I see the point he is trying to make.. Microsoft’s overdue foray into the tablet world has them taking the features, functionality, and traditions of their Windows platform and essentially porting them onto a tablet. Rather than re-imagining an experience that will take advantage of a smaller screen and multitouch interface, Microsoft appears to be keeping older “legacy technologies” alive in an effort to appease its more traditional market segments. This makes plenty of sense if you consider Microsoft’s largest customer base: businesses.

According to Tech Republic, Surface might be just what businesses are looking for in a tablet:

…the Microsoft Surface… (is) going to automatically drop into the Windows networks that most Fortune 500 companies as well as a lot of small and medium businesses already have in place. That’s going to mean a lot fewer worries about compatibility, security, and data protection. In other words, it means a lot less work for IT on the backend and a smoother transition for many users.
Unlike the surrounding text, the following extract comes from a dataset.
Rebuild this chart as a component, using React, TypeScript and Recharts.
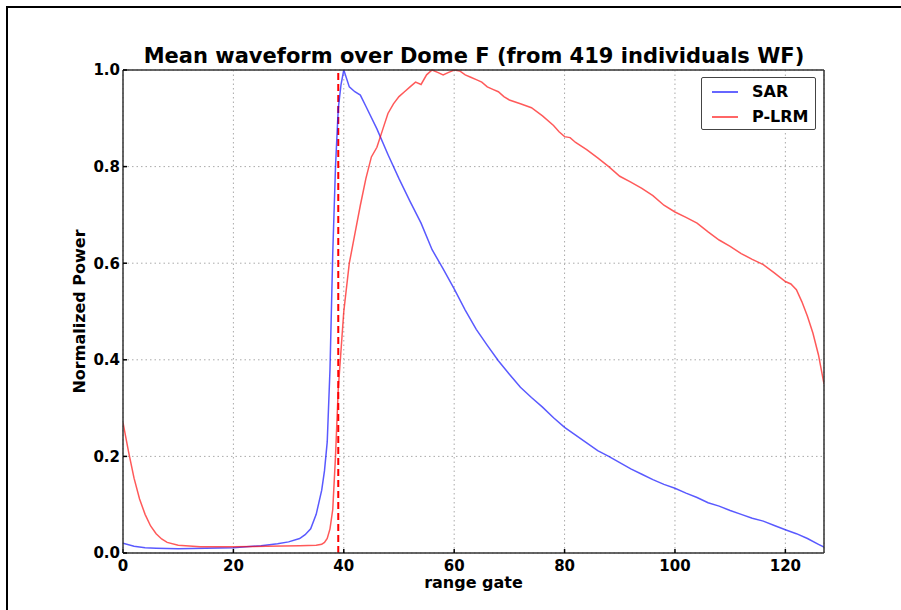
import React from 'react';
import { LineChart, Line, XAxis, YAxis, CartesianGrid, ReferenceLine } from 'recharts';

const sarGates = [0, 2, 4, 6, 10, 15, 20, 25, 28, 30, 32, 33, 34, 35, 36, 36.5, 37, 37.5, 38, 38.5, 39, 39.5, 40, 41, 42, 43, 44, 46, 48, 50, 52, 54, 56, 58, 60, 62, 64, 66, 68, 70, 72, 74, 76, 78, 80, 82, 84, 86, 88, 90, 92, 94, 96, 98, 100, 102, 104, 106, 108, 110, 112, 114, 116, 118, 120, 122, 124, 126, 127];
const sarPower = [0.02, 0.014, 0.011, 0.01, 0.009, 0.01, 0.011, 0.015, 0.019, 0.023, 0.03, 0.038, 0.05, 0.08, 0.13, 0.17, 0.23, 0.38, 0.62, 0.8, 0.92, 0.97, 1.0, 0.965, 0.955, 0.948, 0.925, 0.878, 0.825, 0.775, 0.728, 0.683, 0.628, 0.588, 0.547, 0.503, 0.463, 0.43, 0.398, 0.37, 0.343, 0.322, 0.302, 0.28, 0.26, 0.244, 0.228, 0.212, 0.2, 0.187, 0.174, 0.163, 0.152, 0.142, 0.134, 0.124, 0.115, 0.104, 0.097, 0.088, 0.08, 0.072, 0.066, 0.057, 0.048, 0.04, 0.03, 0.018, 0.012];

const lrmGates = [0, 1, 2, 3, 4, 5, 6, 7, 8, 10, 14, 20, 26, 32, 35, 36, 36.5, 37, 37.5, 38, 38.5, 39, 40, 41, 42, 43, 44, 45, 46, 47, 48, 49, 50, 51, 52, 53, 54, 55, 56, 57, 58, 59, 60, 61, 62, 63, 64, 65, 66, 67, 68, 69, 70, 72, 74, 76, 78, 79, 80, 81, 82, 84, 86, 88, 90, 92, 94, 96, 98, 100, 102, 104, 106, 108, 110, 112, 114, 116, 118, 120, 121, 122, 123, 124, 125, 126, 127];
const lrmPower = [0.27, 0.21, 0.155, 0.112, 0.08, 0.056, 0.04, 0.029, 0.022, 0.016, 0.013, 0.013, 0.014, 0.015, 0.016, 0.018, 0.022, 0.03, 0.05, 0.09, 0.2, 0.34, 0.5, 0.6, 0.66, 0.72, 0.775, 0.82, 0.84, 0.875, 0.91, 0.93, 0.945, 0.955, 0.965, 0.975, 0.97, 0.99, 1.0, 0.995, 0.99, 0.995, 1.0, 0.998, 0.99, 0.985, 0.98, 0.975, 0.965, 0.96, 0.955, 0.945, 0.938, 0.93, 0.922, 0.905, 0.885, 0.872, 0.862, 0.86, 0.85, 0.835, 0.818, 0.8, 0.78, 0.768, 0.755, 0.74, 0.72, 0.706, 0.695, 0.683, 0.665, 0.648, 0.635, 0.62, 0.608, 0.597, 0.58, 0.562, 0.557, 0.545, 0.52, 0.49, 0.455, 0.41, 0.35];

const xTicks = [0, 20, 40, 60, 80, 100, 120];
const yTicks = [0, 0.2, 0.4, 0.6, 0.8, 1.0];
const leadingEdgeGate = 39;

const sarData = sarGates.map((g, i) => ({ gate: g, value: sarPower[i] }));
const lrmData = lrmGates.map((g, i) => ({ gate: g, value: lrmPower[i] }));

const series = [
  { name: 'SAR', color: '#0000ff' },
  { name: 'P-LRM', color: '#ff0000' },
];

const font = 'DejaVu Sans';
const tickStyle = { fontSize: 15, fontWeight: 'bold', fill: '#000', fontFamily: font };
const noLabel = () => <g />;

// legend drawn by hand so it doesn't eat into the plot area
const LegendBox = () => (
  <div style={{ position: 'absolute', left: 701, top: 77, width: 115, height: 53, boxSizing: 'border-box', border: '1.5px solid #444', borderRadius: 2, background: '#fff' }}>
    {series.map((s, i) => (
      <div key={s.name} style={{ position: 'absolute', left: 0, top: 2 + i * 25, height: 24, width: 112 }}>
        <svg width={30} height={24} style={{ position: 'absolute', left: 8, top: 0 }}>
          <line x1={2} x2={28} y1={12} y2={12} stroke={s.color} strokeOpacity={0.6} strokeWidth={2} />
        </svg>
        <span style={{ position: 'absolute', left: 50, top: 2, fontFamily: font, fontWeight: 'bold', fontSize: 16, lineHeight: '20px', color: '#000' }}>{s.name}</span>
      </div>
    ))}
  </div>
);

export default function App() {
  return (
    <div style={{ position: 'fixed', left: 0, top: 0, width: 901, height: 610, background: '#fff', overflow: 'hidden', zIndex: 10 }}>
      <div style={{ position: 'absolute', left: 6, top: 6, width: 2, height: 604, background: '#000' }} />
      <div style={{ position: 'absolute', left: 6, top: 6, width: 895, height: 2, background: '#000' }} />
      <LineChart width={901} height={610} margin={{ top: 60, right: 67, bottom: 17, left: 35 }}>
        <CartesianGrid xAxisId="bottom" yAxisId="left" stroke="#aaa" strokeDasharray="1.5 3" />
        <XAxis
          xAxisId="bottom"
          dataKey="gate"
          type="number"
          domain={[0, 127]}
          ticks={xTicks}
          allowDataOverflow
          height={40}
          stroke="#333"
          strokeWidth={1.5}
          tickSize={-4}
          tickMargin={11}
          tickLine={{ stroke: '#000' }}
          tick={tickStyle}
          label={{ value: 'range gate', position: 'insideBottom', offset: 5, style: { fontSize: 16, fontWeight: 'bold', fill: '#000', fontFamily: font } }}
        />
        <XAxis
          xAxisId="top"
          orientation="top"
          type="number"
          domain={[0, 127]}
          ticks={xTicks}
          height={10}
          stroke="#333"
          strokeWidth={1.5}
          tickSize={-4}
          tickLine={{ stroke: '#000' }}
          tick={noLabel}
        />
        <YAxis
          yAxisId="left"
          type="number"
          domain={[0, 1]}
          ticks={yTicks}
          width={88}
          stroke="#333"
          strokeWidth={1.5}
          tickSize={-4}
          tickMargin={7}
          tickLine={{ stroke: '#000' }}
          tick={tickStyle}
          tickFormatter={(v: number) => v.toFixed(1)}
          label={{ value: 'Normalized Power', angle: -90, position: 'center', style: { fontSize: 16, fontWeight: 'bold', fill: '#000', fontFamily: font } }}
        />
        <YAxis
          yAxisId="right"
          orientation="right"
          type="number"
          domain={[0, 1]}
          ticks={yTicks}
          width={10}
          stroke="#333"
          strokeWidth={1.5}
          tickSize={-4}
          tickLine={{ stroke: '#000' }}
          tick={noLabel}
        />
        <ReferenceLine xAxisId="bottom" yAxisId="left" x={leadingEdgeGate} stroke="#ff0000" strokeWidth={2} strokeDasharray="7 4" />
        <Line xAxisId="bottom" yAxisId="left" data={sarData} dataKey="value" name={series[0].name} type="linear" stroke={series[0].color} strokeOpacity={0.65} strokeWidth={1.5} dot={false} isAnimationActive={false} />
        <Line xAxisId="bottom" yAxisId="left" data={lrmData} dataKey="value" name={series[1].name} type="linear" stroke={series[1].color} strokeOpacity={0.65} strokeWidth={1.5} dot={false} isAnimationActive={false} />
      </LineChart>
      <LegendBox />
      <svg width={901} height={610} style={{ position: 'absolute', left: 0, top: 0, pointerEvents: 'none' }}>
        <text x={474} y={63} textAnchor="middle" fontFamily={font} fontWeight="bold" fontSize={21} fill="#000">
          Mean waveform over Dome F (from 419 individuals WF)
        </text>
      </svg>
    </div>
  );
}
Most of our large corporate clients are still 100% Windows based. Even if companies are adopting iPads for niche uses, this uptake is slow in the more traditional segments. Heck, many of these companies still run Windows XP and Internet Explorer 6 or 7! Would a tablet solution already running on the more familiar Windows software be a more attractive option for these companies? Possibly.

What does all this mean for Learning and Development?

At Bottom-Line Performance, we are strong proponents of thinking of a tablet as a unique medium, different and separate from the desktop or laptop. It has it’s own strengths and weaknesses and creates a tremendous opportunity to think different about the type of experiences we can create. The newest suites of rapid authoring eLearning tools such as Articulate Storyline and Adobe Captivate 6 offer ways to publish course content to HTML5, but this functionality is still rather limited. As an industry we still have a ways to go before we break out of the mindset of taking a standard eLearning course and converting it to HTML5. By releasing a product that is essentially a PC in a new frame, we aren’t sure if Microsoft Surface will really help us innovate in the eLearning and mLearning worlds…or keep us stuck with the same best practices of yesteryear.

For those looking to push forward and create an experience that is truly “mobile first,” we recommend checking out what’s possible with iBooks Author and its ability to replace more basic eLearning. But for those companies who just don’t want or need to break out of the Windows world, Surface is a compelling option. We’re just worried that all those peripherals and features will slow innovation and keep us stuck in old ways of thinking for even longer than if Microsoft did not try to port a Windows desktop onto a mobile tablet. What do you think?